The microservice approach also opens the door to third parties, providing an infrastructure for different manufacturing specialists to provide dedicated software in a microservice environment via common software development kits (SDKs). Several broadcast suppliers are already working with a wider ecosystem of partner companies to build their own ecosystems, and this too is attractive to many broadcasters as it gives them the ability to access a variety of different specialist services in one place, and at a potentially lower cost.

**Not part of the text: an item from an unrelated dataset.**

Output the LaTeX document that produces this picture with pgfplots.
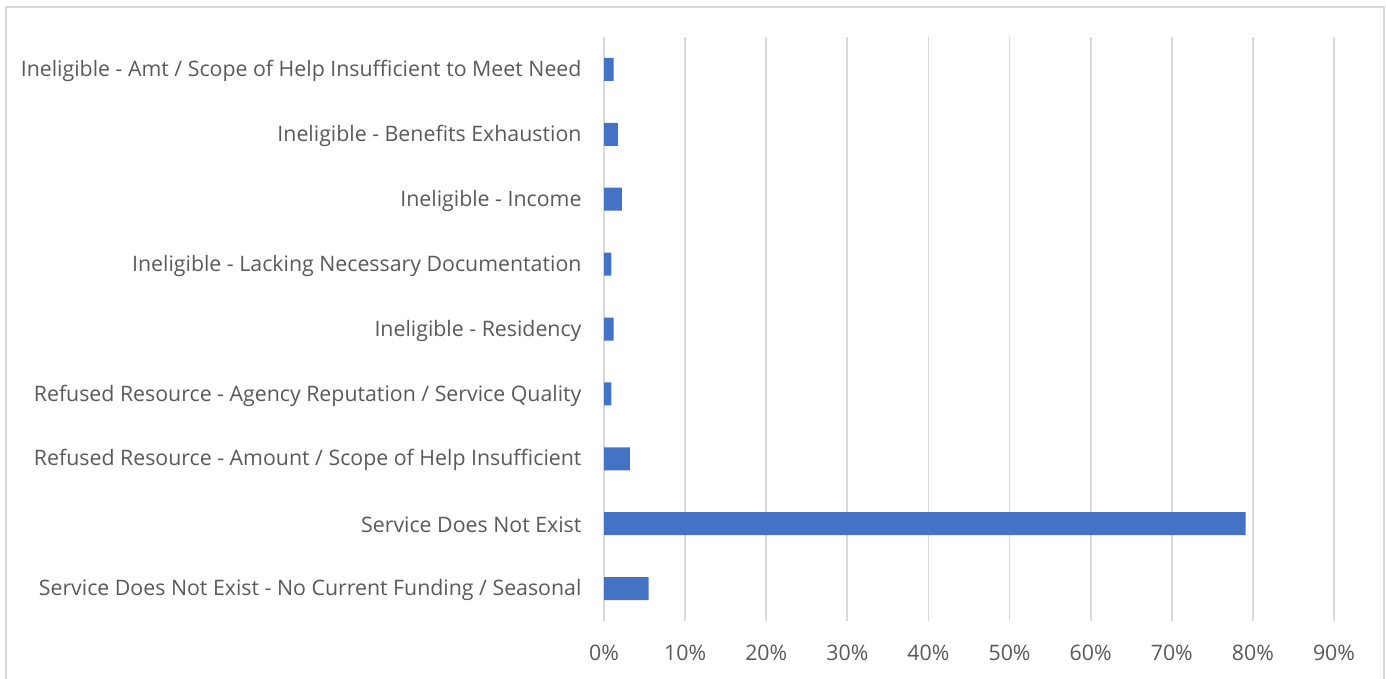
\documentclass[border=0pt]{standalone}
\usepackage{pgfplots}
\pgfplotsset{compat=1.18}
\usepackage{fontspec}
\setmainfont{Open Sans}
\definecolor{barblue}{HTML}{4472C4}
\definecolor{gridgray}{HTML}{D9D9D9}
\definecolor{labelgray}{HTML}{595959}

\pgfplotstableread[col sep=comma]{
idx,value
0,1.2
1,1.7
2,2.2
3,0.9
4,1.2
5,0.9
6,3.2
7,79.1
8,5.5
}\reasons

\begin{document}
\begin{tikzpicture}
\useasboundingbox (0,0) rectangle (693bp,339.5bp);
\draw[gridgray, line width=0.6bp] (3bp,-2bp) rectangle (692bp,336bp);
\begin{axis}[
  at={(302bp,29bp)}, anchor=south west,
  scale only axis,
  width=365bp, height=292bp,
  xbar, bar width=11.5bp,
  xmin=0, xmax=90,
  ymin=-0.5, ymax=8.5,
  y dir=reverse,
  axis line style={draw=none},
  xmajorgrids,
  grid style={gridgray, line width=0.9bp},
  xtick={0,10,...,90},
  xticklabel={\pgfmathprintnumber{\tick}\%},
  /pgf/number format/assume math mode=true,
  ytick={0,...,8},
  yticklabels={
    Ineligible - Amt / Scope of Help Insufficient to Meet Need,
    Ineligible - Benefits Exhaustion,
    Ineligible - Income,
    Ineligible - Lacking Necessary Documentation,
    Ineligible - Residency,
    Refused Resource - Agency Reputation / Service Quality,
    Refused Resource - Amount / Scope of Help Insufficient,
    Service Does Not Exist,
    Service Does Not Exist - No Current Funding / Seasonal
  },
  tick style={draw=none},
  ticklabel style={font=\fontsize{10.7}{12}\selectfont, text=labelgray},
  yticklabel style={xshift=-3.5bp, yshift=-0.8bp},
  xticklabel style={yshift=-8.5bp},
]
\addplot[fill=barblue, draw=none] table[x=value, y=idx] {\reasons};
\end{axis}
\end{tikzpicture}
\end{document}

Microservices can be spun up and down which means that the levels of compute are scalable to meet the needs of individual projects, making them very efficient, quick to launch, and cost effective.

The Hybrid Future

There will always be live broadcasts where on-prem facilities will be more efficient, or an onsite Outside Broadcast, or a remote production, or a combination of all three. The ability to realign each signal and work on a recognizable worksurface virtual or otherwise makes everything feel like a more traditional workflow and puts the operator back in control.

Whichever route they take, more broadcasters are working with technology suppliers to introduce more cloud resources into their workflows, encouraging even more hybrid models and providing greater potential to flex their resources to meet the needs of the production.

The days of having to buy big are over and the adoption of the cloud should be about enabling broadcasters to employ the best mix of resources to achieve their needs on a case-by-case basis, as another DSP resource which can be accessed when it is appropriate to do so rather than turning to the cloud just because it is there.

Scalability is the end goal, and that scalability will open the door to cover more events at higher quality.